The latest official and relief agency estimates point to horrendous casualties. Othman Abdel Jaleel, Health Minister in the eastern-based administration in Tobruk, told local television that at least 700 bodies had been identified and buried in Derna, adding that another 6,000 were missing.
The Geneva-based Federation for the International Res Crescent Red Cross told the United States-based Associated Press that at least 10,000 were missing in the wake of the storms.
Libya's fractious politics – with the eastern (Cyrenaica) government based in Tobruk and the western (Tripolitania) government based in Tripoli – could complicate rescue efforts.
Distrust between the two power centres runs high although they have paused military operations against each other and reached a temporary deal to share out oil revenues (AC Vol 63 No 16, Dubaiba woos UAE and Haftar with about-turn on oil).
Derna, which has suffered the brunt of the losses from the floods, has also been a base for some of the country's most militant Islamist groups.
About 300 kilometres west of Derna is Benghazi, where conditions are also sharply deteriorating.

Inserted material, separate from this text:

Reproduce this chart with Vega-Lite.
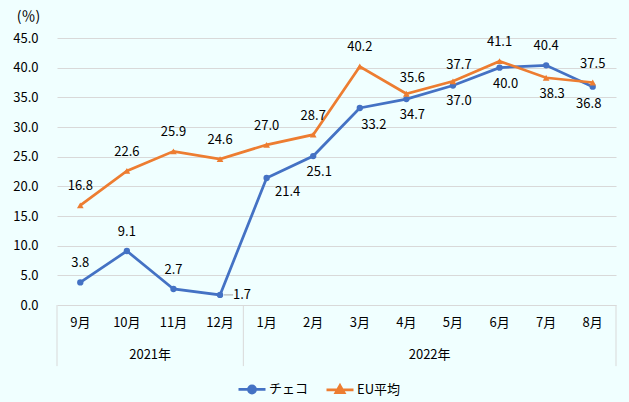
{
  "$schema": "https://vega.github.io/schema/vega-lite/v6.json",
  "width": 559,
  "height": 267,
  "autosize": "none",
  "padding": {"left": 57, "top": 38, "right": 13, "bottom": 97},
  "background": "#F0FFFF",
  "config": {
    "view": {"stroke": null},
    "font": "Noto Sans CJK JP",
    "axis": {"labelFont": "Noto Sans CJK JP", "titleFont": "Noto Sans CJK JP"},
    "legend": {"labelFont": "Noto Sans CJK JP"}
  },
  "datasets": {
    "main": [
      {"key": "2021-09", "series": "チェコ", "value": 3.8},
      {"key": "2021-10", "series": "チェコ", "value": 9.1},
      {"key": "2021-11", "series": "チェコ", "value": 2.7},
      {"key": "2021-12", "series": "チェコ", "value": 1.7},
      {"key": "2022-01", "series": "チェコ", "value": 21.4},
      {"key": "2022-02", "series": "チェコ", "value": 25.1},
      {"key": "2022-03", "series": "チェコ", "value": 33.2},
      {"key": "2022-04", "series": "チェコ", "value": 34.7},
      {"key": "2022-05", "series": "チェコ", "value": 37.0},
      {"key": "2022-06", "series": "チェコ", "value": 40.0},
      {"key": "2022-07", "series": "チェコ", "value": 40.4},
      {"key": "2022-08", "series": "チェコ", "value": 36.8},
      {"key": "2021-09", "series": "EU平均", "value": 16.8},
      {"key": "2021-10", "series": "EU平均", "value": 22.6},
      {"key": "2021-11", "series": "EU平均", "value": 25.9},
      {"key": "2021-12", "series": "EU平均", "value": 24.6},
      {"key": "2022-01", "series": "EU平均", "value": 27.0},
      {"key": "2022-02", "series": "EU平均", "value": 28.7},
      {"key": "2022-03", "series": "EU平均", "value": 40.2},
      {"key": "2022-04", "series": "EU平均", "value": 35.6},
      {"key": "2022-05", "series": "EU平均", "value": 37.7},
      {"key": "2022-06", "series": "EU平均", "value": 41.1},
      {"key": "2022-07", "series": "EU平均", "value": 38.3},
      {"key": "2022-08", "series": "EU平均", "value": 37.5}
    ],
    "years": [
      {"key": "2021-10", "year": "2021年"},
      {"key": "2022-04", "year": "2022年"}
    ],
    "sepStart": [{"key": "2021-09"}, {"key": "2022-01"}],
    "sepEnd": [{"key": "2022-08"}]
  },
  "layer": [
    {
      "data": {"name": "main"},
      "mark": {"type": "line", "strokeWidth": 2.75},
      "encoding": {
        "x": {
          "field": "key", "type": "ordinal", "sort": "ascending",
          "scale": {"type": "band", "paddingInner": 0, "paddingOuter": 0},
          "axis": {
            "title": null, "labelExpr": "toNumber(split(datum.value, '-')[1]) + '月'",
            "ticks": false, "domain": false, "grid": false, "labelAngle": 0,
            "labelPadding": 11, "labelFontSize": 13, "labelColor": "#000000"
          }
        },
        "y": {
          "field": "value", "type": "quantitative",
          "scale": {"domain": [0, 45], "nice": false},
          "axis": {
            "title": "(％)", "titleAngle": 0, "titleX": -29, "titleY": -22,
            "titleAlign": "center", "titleBaseline": "middle", "titleFontWeight": "normal",
            "titleFontSize": 14, "titleColor": "#000000",
            "values": [0, 5, 10, 15, 20, 25, 30, 35, 40, 45], "tickCount": 10, "format": ".1f",
            "labelOverlap": false,
            "ticks": false, "domain": false, "gridColor": "#d9d9d9",
            "labelPadding": 19, "labelFontSize": 13, "labelColor": "#000000"
          }
        },
        "color": {
          "field": "series", "type": "nominal",
          "scale": {"domain": ["チェコ", "EU平均"], "range": ["#4472C4", "#ED7D31"]},
          "legend": {
            "orient": "none", "legendX": 180, "legendY": 336, "direction": "horizontal",
            "title": null, "padding": 0, "symbolSize": 729, "symbolStrokeWidth": 2.75,
            "labelFontSize": 13, "labelOffset": 2, "columnPadding": 12, "labelColor": "#000000",
            "encode": {
              "symbols": {
                "update": {
                  "shape": {"signal": "datum.value === 'チェコ' ? 'M-1,0H1M-0.26,0A0.26,0.26 0 1,1 0.26,0A0.26,0.26 0 1,1 -0.26,0Z' : 'M-1,0H1M0,-0.32L0.3,0.2L-0.3,0.2Z'"},
                  "fill": {"signal": "scale('color', datum.value)"},
                  "stroke": {"signal": "scale('color', datum.value)"}
                }
              }
            }
          }
        }
      }
    },
    {
      "data": {"name": "main"},
      "transform": [{"filter": "datum.series === 'チェコ'"}],
      "mark": {"type": "point", "shape": "circle", "filled": true, "size": 40, "opacity": 1},
      "encoding": {
        "x": {"field": "key", "type": "ordinal"},
        "y": {"field": "value", "type": "quantitative"},
        "color": {"field": "series", "type": "nominal"}
      }
    },
    {
      "data": {"name": "main"},
      "transform": [{"filter": "datum.series === 'EU平均'"}],
      "mark": {"type": "point", "shape": "triangle-up", "filled": true, "size": 45, "opacity": 1},
      "encoding": {
        "x": {"field": "key", "type": "ordinal"},
        "y": {"field": "value", "type": "quantitative"},
        "color": {"field": "series", "type": "nominal"}
      }
    },
    {
      "data": {"name": "main"},
      "transform": [{"filter": "datum.series === 'チェコ' && datum.key === '2021-12'"}],
      "mark": {"type": "rule", "color": "#a6a6a6", "strokeWidth": 1},
      "encoding": {
        "x": {"field": "key", "type": "ordinal", "bandPosition": 0.58},
        "x2": {"field": "key", "bandPosition": 0.78},
        "y": {"field": "value", "type": "quantitative"}
      }
    },
    {
      "data": {"name": "main"},
      "transform": [{"filter": "indexof(['チェコ|2021-09','チェコ|2021-10','チェコ|2021-11','チェコ|2022-07','EU平均|2021-09','EU平均|2021-10','EU平均|2021-11','EU平均|2021-12','EU平均|2022-01','EU平均|2022-02','EU平均|2022-03','EU平均|2022-06','EU平均|2022-08'], datum.series + '|' + datum.key) >= 0"}],
      "mark": {"type": "text", "dy": -19, "fontSize": 13, "color": "#000000"},
      "encoding": {
        "x": {"field": "key", "type": "ordinal"},
        "y": {"field": "value", "type": "quantitative"},
        "text": {"field": "value", "type": "quantitative", "format": ".1f"}
      }
    },
    {
      "data": {"name": "main"},
      "transform": [{"filter": "indexof(['EU平均|2022-04','EU平均|2022-05'], datum.series + '|' + datum.key) >= 0"}],
      "mark": {"type": "text", "dx": 6, "dy": -16, "fontSize": 13, "color": "#000000"},
      "encoding": {
        "x": {"field": "key", "type": "ordinal"},
        "y": {"field": "value", "type": "quantitative"},
        "text": {"field": "value", "type": "quantitative", "format": ".1f"}
      }
    },
    {
      "data": {"name": "main"},
      "transform": [{"filter": "indexof(['チェコ|2022-02','チェコ|2022-04','チェコ|2022-05','チェコ|2022-06','EU平均|2022-07'], datum.series + '|' + datum.key) >= 0"}],
      "mark": {"type": "text", "dx": 6, "dy": 16, "fontSize": 13, "color": "#000000"},
      "encoding": {
        "x": {"field": "key", "type": "ordinal"},
        "y": {"field": "value", "type": "quantitative"},
        "text": {"field": "value", "type": "quantitative", "format": ".1f"}
      }
    },
    {
      "data": {"name": "main"},
      "transform": [{"filter": "datum.series === 'チェコ' && datum.key === '2022-03'"}],
      "mark": {"type": "text", "dx": 14, "dy": 17, "fontSize": 13, "color": "#000000"},
      "encoding": {
        "x": {"field": "key", "type": "ordinal"},
        "y": {"field": "value", "type": "quantitative"},
        "text": {"field": "value", "type": "quantitative", "format": ".1f"}
      }
    },
    {
      "data": {"name": "main"},
      "transform": [{"filter": "datum.series === 'チェコ' && datum.key === '2022-08'"}],
      "mark": {"type": "text", "dx": -4, "dy": 17, "fontSize": 13, "color": "#000000"},
      "encoding": {
        "x": {"field": "key", "type": "ordinal"},
        "y": {"field": "value", "type": "quantitative"},
        "text": {"field": "value", "type": "quantitative", "format": ".1f"}
      }
    },
    {
      "data": {"name": "main"},
      "transform": [{"filter": "datum.series === 'チェコ' && datum.key === '2021-12'"}],
      "mark": {"type": "text", "dx": 22, "dy": 0, "fontSize": 13, "color": "#000000"},
      "encoding": {
        "x": {"field": "key", "type": "ordinal"},
        "y": {"field": "value", "type": "quantitative"},
        "text": {"field": "value", "type": "quantitative", "format": ".1f"}
      }
    },
    {
      "data": {"name": "main"},
      "transform": [{"filter": "datum.series === 'チェコ' && datum.key === '2022-01'"}],
      "mark": {"type": "text", "dx": 21, "dy": 14, "fontSize": 13, "color": "#000000"},
      "encoding": {
        "x": {"field": "key", "type": "ordinal"},
        "y": {"field": "value", "type": "quantitative"},
        "text": {"field": "value", "type": "quantitative", "format": ".1f"}
      }
    },
    {
      "data": {"name": "sepStart"},
      "mark": {"type": "rule", "color": "#d9d9d9", "strokeWidth": 1},
      "encoding": {
        "x": {"field": "key", "type": "ordinal", "bandPosition": 0},
        "y": {"datum": 0},
        "y2": {"datum": -10.3}
      }
    },
    {
      "data": {"name": "sepEnd"},
      "mark": {"type": "rule", "color": "#d9d9d9", "strokeWidth": 1},
      "encoding": {
        "x": {"field": "key", "type": "ordinal", "bandPosition": 1},
        "y": {"datum": 0},
        "y2": {"datum": -10.3}
      }
    },
    {
      "data": {"name": "years"},
      "mark": {"type": "text", "fontSize": 13, "color": "#000000"},
      "encoding": {
        "x": {"field": "key", "type": "ordinal", "bandPosition": 1},
        "y": {"datum": -8.4},
        "text": {"field": "year", "type": "nominal"}
      }
    }
  ]
}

It is a traditional centre of opposition to governments in Tripoli and was starved of state funding by Gadaffi's regime. Other cities in Eastern Libya such as Sousse and Al Bayda have also been hard hit by the floods.
The Tripoli government under Prime Minister Abdel Hamid Dubaiba is putting out lower figures than its eastern counterparts for the casualties in the floods. But little reliable data is available. Agencies in the region say the priorities are to organise logistics and rescue as many as people as possible hit by the floods.
Egypt's President Abdel Fattah el Sisi has offered to send over military forces with emergency supplies and equipment to help the rescue effort. El Sisi is an ally of Khalifa Haftar, the leader of the eastern-based Libyan National Army who is also backed by Russia's Wagner Group (AC Vol 63 No 14, All quiet on the Wagner front).